Le atrae la tranquilidad y serenidad del personaje. «Lo que me sedujo de mi primera visita a Teodoro Llorente fue su aire de tranquilidad y lentitud. Ahora, después de una vida impetuosa y febril -ímpetu y febrilidad en el trabajo -, lo que gravita sobre mí dulcemente son dos vocablos; es decir, lo representado por estos dos vocablos: sosiego y reposo».

La paz está hecha ante ellos y cada uno ha entendido ya los valores del otro, los méritos del otro que quizá les fuera imposible comprender en el primer contacto.. Pero el sosiego de Llorente, su calma, su actitud para el trabajo, la densidad de su pensamiento y el constante apoyo a las causas y los intereses de los valencianos, son para Azorín inestimables y le sigue recordando con esa luz de la lámpara verde que deshacía las tinieblas de su despacho iluminando las cuartillas blancas sobre las que Llorente escribía.

Azorín explica maravillosamente bien ese tránsito entre el roce primero y la admiración segunda hacia el poeta valenciano. Y dice: «el tiempo es cosa tan peregrina que en estos difíciles y dolorosos trances va, poco a poco, limando las asperezas, aplacando las irritaciones, haciendo que se olvide el agravio».

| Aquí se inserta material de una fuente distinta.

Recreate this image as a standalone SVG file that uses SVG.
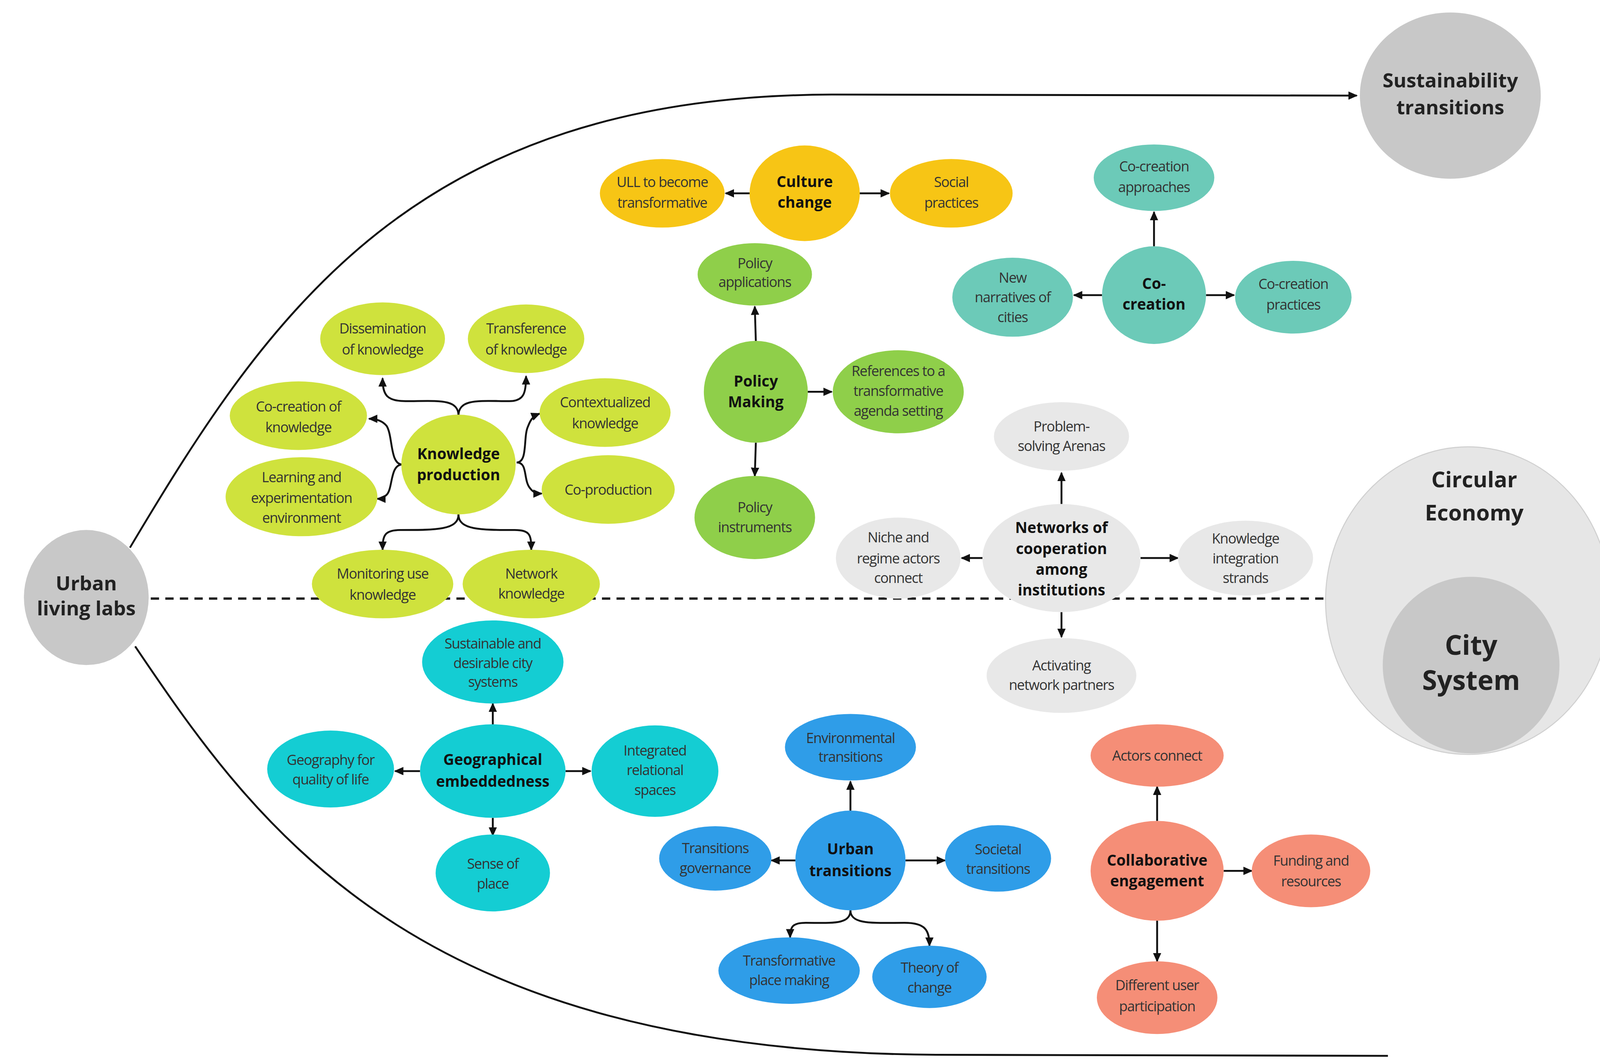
<svg xmlns="http://www.w3.org/2000/svg" width="4152" height="2725" viewBox="0 0 4152 2725">
<defs>
<marker id="ah" markerUnits="userSpaceOnUse" markerWidth="9" markerHeight="8" refX="8" refY="4" orient="auto"><path d="M0,0 L9,4 L0,8 z" fill="#111"/></marker>
<style>
text{font-family:"Open Sans","Liberation Sans",sans-serif;text-anchor:middle;fill:#333;font-size:13.5px;letter-spacing:-0.5px}
.b{font-weight:bold;fill:#111;font-size:14.5px;letter-spacing:0}
.big{font-weight:bold;fill:#222;font-size:19px;letter-spacing:0}
.c{fill:none;stroke:#111;stroke-width:1.8;marker-end:url(#ah)}
.kp{fill:#cfe23d}.cc{fill:#f7c515}.pm{fill:#8fcf4a}.co{fill:#6ccab8}.nw{fill:#e8e8e8}.ge{fill:#14cdd3}.ut{fill:#2f9de8}.ce{fill:#f58e77}
</style>
</defs>
<rect width="4152" height="2725" fill="#fff"/>
<g transform="scale(2.6615)">
<g id="frame">
<path d="M125,527 C260,300 400,92 800,91 L1305,92" fill="none" stroke="#111" stroke-width="1.8" marker-end="url(#ah)"/>
<path d="M130,622 C250,800 400,1012 900,1015 L1335,1016" fill="none" stroke="#111" stroke-width="1.8"/>
<line x1="145" y1="576" x2="1278" y2="576" stroke="#222" stroke-width="2.2" stroke-dasharray="8,6"/>
</g>
<g id="ull"><ellipse cx="83" cy="575" rx="60" ry="65" fill="#c8c8c8"/><text class="big" x="83" y="568">Urban</text><text class="big" x="83" y="592">living labs</text></g>
<g id="sust"><ellipse cx="1395" cy="92" rx="87" ry="80" fill="#c8c8c8"/><text class="big" x="1395" y="84">Sustainability</text><text class="big" x="1395" y="110">transitions</text></g>
<g id="ce"><ellipse cx="1412" cy="578" rx="137" ry="148" fill="#e6e6e6" stroke="#d0d0d0"/><text class="big" x="1418" y="469" style="font-size:21px">Circular</text><text class="big" x="1418" y="501" style="font-size:21px">Economy</text></g>
<g id="city"><ellipse cx="1415" cy="640" rx="85" ry="85" fill="#c8c8c8"/><text class="big" x="1415" y="630" style="font-size:26px">City</text><text class="big" x="1415" y="664" style="font-size:26px">System</text></g>

<g id="connectors">
<path class="c" d="M441,400 C441,383 420,386 390,386 C372,386 368,380 368,364"/>
<path class="c" d="M441,400 C441,383 462,386 490,386 C504,386 506,378 506,362"/>
<path class="c" d="M387,447 C375,447 378,420 372,410 C368,405 362,403 355,403"/>
<path class="c" d="M387,447 C375,447 378,470 372,476 C369,479 366,480 363,480"/>
<path class="c" d="M497,445 C508,445 503,420 508,410 C511,402 514,400 519,398"/>
<path class="c" d="M497,445 C508,445 503,462 510,470 C513,474 516,475 521,475"/>
<path class="c" d="M441,495 C441,510 420,510 385,510 C370,510 368,515 368,529"/>
<path class="c" d="M441,495 C441,510 462,510 495,510 C510,510 511,515 511,529"/>
<path class="c" d="M721,186 L698,186"/><path class="c" d="M827,186 L855,186"/>
<path class="c" d="M727,328 L726,295"/><path class="c" d="M777,377 L800,377"/><path class="c" d="M727,426 L726,458"/>
<path class="c" d="M1110,237 L1110,204"/><path class="c" d="M1060,284 L1033,284"/><path class="c" d="M1160,284 L1187,284"/>
<path class="c" d="M1021,485 L1021,455"/><path class="c" d="M945,537 L925,537"/><path class="c" d="M1097,537 L1133,537"/><path class="c" d="M1021,589 L1021,613"/>
<path class="c" d="M474,697 L474,677"/><path class="c" d="M404,742 L380,742"/><path class="c" d="M544,742 L568,742"/><path class="c" d="M474,787 L474,804"/>
<path class="c" d="M818,780 L818,752"/><path class="c" d="M765,828 L742,828"/><path class="c" d="M871,828 L909,828"/>
<path class="c" d="M818,876 C818,890 800,888 775,888 C762,888 760,892 760,902"/>
<path class="c" d="M818,876 C818,890 840,888 870,888 C890,888 894,895 894,910"/>
<path class="c" d="M1113,790 L1113,757"/><path class="c" d="M1177,838 L1204,838"/><path class="c" d="M1113,886 L1113,925"/>
</g>

<g id="kp"><ellipse class="kp" cx="441" cy="447" rx="55" ry="48"/><text class="b" x="441" y="442">Knowledge</text><text class="b" x="441" y="462">production</text></g>
<g id="kp1"><ellipse class="kp" cx="368" cy="326" rx="60" ry="35"/><text x="368" y="321">Dissemination</text><text x="368" y="341">of knowledge</text></g>
<g id="kp2"><ellipse class="kp" cx="506" cy="326" rx="56" ry="33"/><text x="506" y="321">Transference</text><text x="506" y="341">of knowledge</text></g>
<g id="kp3"><ellipse class="kp" cx="287" cy="400" rx="66" ry="33"/><text x="287" y="396">Co-creation of</text><text x="287" y="416">knowledge</text></g>
<g id="kp4"><ellipse class="kp" cx="582" cy="397" rx="63" ry="33"/><text x="582" y="392">Contextualized</text><text x="582" y="412">knowledge</text></g>
<g id="kp5"><ellipse class="kp" cx="290" cy="478" rx="73" ry="38"/><text x="290" y="464">Learning and</text><text x="290" y="484">experimentation</text><text x="290" y="503">environment</text></g>
<g id="kp6"><ellipse class="kp" cx="585" cy="471" rx="64" ry="33"/><text x="585" y="476">Co-production</text></g>
<g id="kp7"><ellipse class="kp" cx="368" cy="562" rx="68" ry="33"/><text x="368" y="557">Monitoring use</text><text x="368" y="577">knowledge</text></g>
<g id="kp8"><ellipse class="kp" cx="511" cy="562" rx="66" ry="33"/><text x="511" y="557">Network</text><text x="511" y="576">knowledge</text></g>

<g id="cc"><ellipse class="cc" cx="774" cy="186" rx="53" ry="46"/><text class="b" x="774" y="180">Culture</text><text class="b" x="774" y="200">change</text></g>
<g id="cc1"><ellipse class="cc" cx="637" cy="186" rx="60" ry="33"/><text x="637" y="180">ULL to become</text><text x="637" y="200">transformative</text></g>
<g id="cc2"><ellipse class="cc" cx="915" cy="186" rx="59" ry="33"/><text x="915" y="180">Social</text><text x="915" y="200">practices</text></g>

<g id="pm"><ellipse class="pm" cx="727" cy="377" rx="50" ry="49"/><text class="b" x="727" y="372">Policy</text><text class="b" x="727" y="392">Making</text></g>
<g id="pm1"><ellipse class="pm" cx="726" cy="264" rx="55" ry="30"/><text x="726" y="258">Policy</text><text x="726" y="276">applications</text></g>
<g id="pm2"><ellipse class="pm" cx="864" cy="377" rx="63" ry="40"/><text x="864" y="362">References to a</text><text x="864" y="381">transformative</text><text x="864" y="400">agenda setting</text></g>
<g id="pm3"><ellipse class="pm" cx="726" cy="498" rx="58" ry="40"/><text x="726" y="493">Policy</text><text x="726" y="512">instruments</text></g>

<g id="co"><ellipse class="co" cx="1110" cy="284" rx="50" ry="47"/><text class="b" x="1110" y="278">Co-</text><text class="b" x="1110" y="298">creation</text></g>
<g id="co1"><ellipse class="co" cx="1110" cy="171" rx="58" ry="32"/><text x="1110" y="165">Co-creation</text><text x="1110" y="185">approaches</text></g>
<g id="co2"><ellipse class="co" cx="974" cy="286" rx="58" ry="38"/><text x="974" y="272">New</text><text x="974" y="291">narratives of</text><text x="974" y="310">cities</text></g>
<g id="co3"><ellipse class="co" cx="1244" cy="286" rx="56" ry="35"/><text x="1244" y="278">Co-creation</text><text x="1244" y="298">practices</text></g>

<g id="nw"><ellipse class="nw" cx="1021" cy="537" rx="76" ry="52"/><text class="b" x="1021" y="513">Networks of</text><text class="b" x="1021" y="533">cooperation</text><text class="b" x="1021" y="553">among</text><text class="b" x="1021" y="573">institutions</text></g>
<g id="nw1"><ellipse class="nw" cx="1021" cy="420" rx="65" ry="33"/><text x="1021" y="415">Problem-</text><text x="1021" y="434">solving Arenas</text></g>
<g id="nw2"><ellipse class="nw" cx="864" cy="537" rx="60" ry="39"/><text x="864" y="522">Niche and</text><text x="864" y="542">regime actors</text><text x="864" y="561">connect</text></g>
<g id="nw3"><ellipse class="nw" cx="1198" cy="537" rx="65" ry="36"/><text x="1198" y="523">Knowledge</text><text x="1198" y="542">integration</text><text x="1198" y="561">strands</text></g>
<g id="nw4"><ellipse class="nw" cx="1021" cy="650" rx="72" ry="36"/><text x="1021" y="645">Activating</text><text x="1021" y="664">network partners</text></g>

<g id="ge"><ellipse class="ge" cx="474" cy="742" rx="70" ry="45"/><text class="b" x="474" y="736">Geographical</text><text class="b" x="474" y="757">embeddedness</text></g>
<g id="ge1"><ellipse class="ge" cx="474" cy="637" rx="68" ry="40"/><text x="474" y="624">Sustainable and</text><text x="474" y="643">desirable city</text><text x="474" y="661">systems</text></g>
<g id="ge2"><ellipse class="ge" cx="318" cy="740" rx="61" ry="37"/><text x="318" y="736">Geography for</text><text x="318" y="755">quality of life</text></g>
<g id="ge3"><ellipse class="ge" cx="630" cy="742" rx="61" ry="44"/><text x="630" y="727">Integrated</text><text x="630" y="746">relational</text><text x="630" y="765">spaces</text></g>
<g id="ge4"><ellipse class="ge" cx="474" cy="840" rx="55" ry="37"/><text x="474" y="836">Sense of</text><text x="474" y="855">place</text></g>

<g id="ut"><ellipse class="ut" cx="818" cy="828" rx="53" ry="48"/><text class="b" x="818" y="822">Urban</text><text class="b" x="818" y="843">transitions</text></g>
<g id="ut1"><ellipse class="ut" cx="818" cy="719" rx="63" ry="32"/><text x="818" y="715">Environmental</text><text x="818" y="733">transitions</text></g>
<g id="ut2"><ellipse class="ut" cx="688" cy="826" rx="54" ry="31"/><text x="688" y="821">Transitions</text><text x="688" y="840">governance</text></g>
<g id="ut3"><ellipse class="ut" cx="960" cy="826" rx="51" ry="32"/><text x="960" y="822">Societal</text><text x="960" y="841">transitions</text></g>
<g id="ut4"><ellipse class="ut" cx="759" cy="934" rx="68" ry="32"/><text x="759" y="929">Transformative</text><text x="759" y="948">place making</text></g>
<g id="ut5"><ellipse class="ut" cx="894" cy="940" rx="55" ry="30"/><text x="894" y="936">Theory of</text><text x="894" y="955">change</text></g>

<g id="cen"><ellipse class="ce" cx="1113" cy="838" rx="64" ry="48"/><text class="b" x="1113" y="833">Collaborative</text><text class="b" x="1113" y="853">engagement</text></g>
<g id="ce1"><ellipse class="ce" cx="1113" cy="727" rx="64" ry="30"/><text x="1113" y="732">Actors connect</text></g>
<g id="ce2"><ellipse class="ce" cx="1261" cy="838" rx="57" ry="35"/><text x="1261" y="833">Funding and</text><text x="1261" y="853">resources</text></g>
<g id="ce3"><ellipse class="ce" cx="1113" cy="960" rx="58" ry="35"/><text x="1113" y="953">Different user</text><text x="1113" y="973">participation</text></g>
</g>
</svg>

Magnífica lección de sabiduría la de estos dos personajes cuyas inteligencias supieron mantener la distancia de sus inicios y la convergencia posterior de sus vidas en el servicio a la causa de Valencia.

Lección definitiva para jóvenes rebeldes y para caminantes meditabundos que parecen seguir distintas veredas hasta que llegan al lugar del encuentro. Así, dos valencianos ilustres, Llorente y Azorín, plantean su reconciliación como el modo más sutil de mantener viva una necesidad para el progreso: la valencianía de bien.